Another subsect of retro gamers do it for the sheer love of older games. You don’t need to have played these classics years ago to love them now, and there’s plenty that still stand up to the test of time. Tot up all the platforms and you’re looking at thousands upon thousands of great games which are worth anyone’s time, no matter how ancient the visuals may look.
Finally there’s a (likely much smaller) subsect who do it purely to brush up on their gaming history. Playing a terrible game purely to see how it influenced what came after. They’re just as likely to play Super 3D Noah’s Ark as they are DOOM. The bonus is that it’s never been easier to check out these important chapters of gaming history, whether that be Spacewar!, Wolfenstein 3D, Alone in the Dark, Super Mario Bros, or heaps of others.
The benefit to doing all this on PC of course is that practically nothing is off-limits.

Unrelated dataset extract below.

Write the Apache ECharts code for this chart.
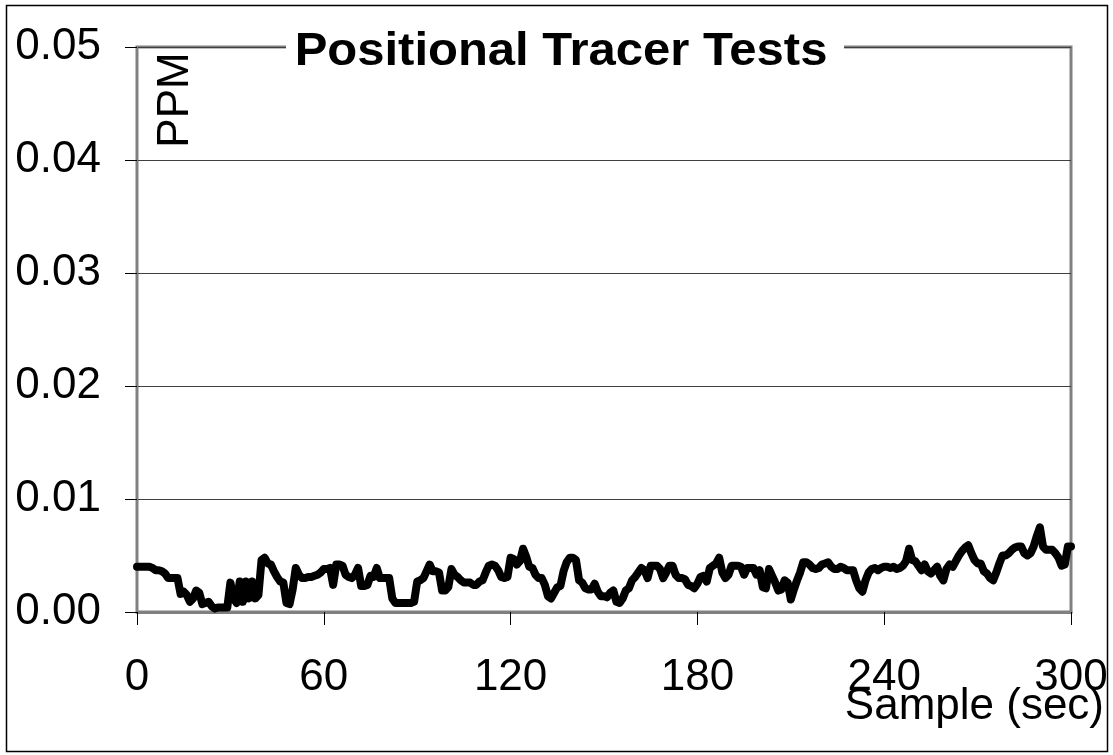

PC has no strictly defined generations so you can play just about anything that has ever come to the platform. Even better, PC gamers can potentially play titles from just about any platform that has ever been, provided you’re okay with skirting around the greyer edges of the law, that is. The world of emulators and ROMs is a murky one. We won’t go into detail here but there’s still a case to be made that it’s vital for game preservation and, in the case of many titles, the only way you can even play some of these games these days. Without emulators many titles would just be lost in the ether. I think it’s safe to say that’s a far better option than keeping heaps of old consoles lying right, gathering dust, before occasionally going through the rigamarole of hooking them to a dodgy CRT TV.
Anyway I bring all this up because I got hold of a NES Mini a few months pack and I've been busy playing a whole bunch of games from my youth. Some have lost their somewhat but there's a good dozen or so on there that are every bit as good as games coming out. The old adage 'gameplay is king' has never rung truer.
So how much retro gaming do you get done? How old does something have to be before you consider it retro?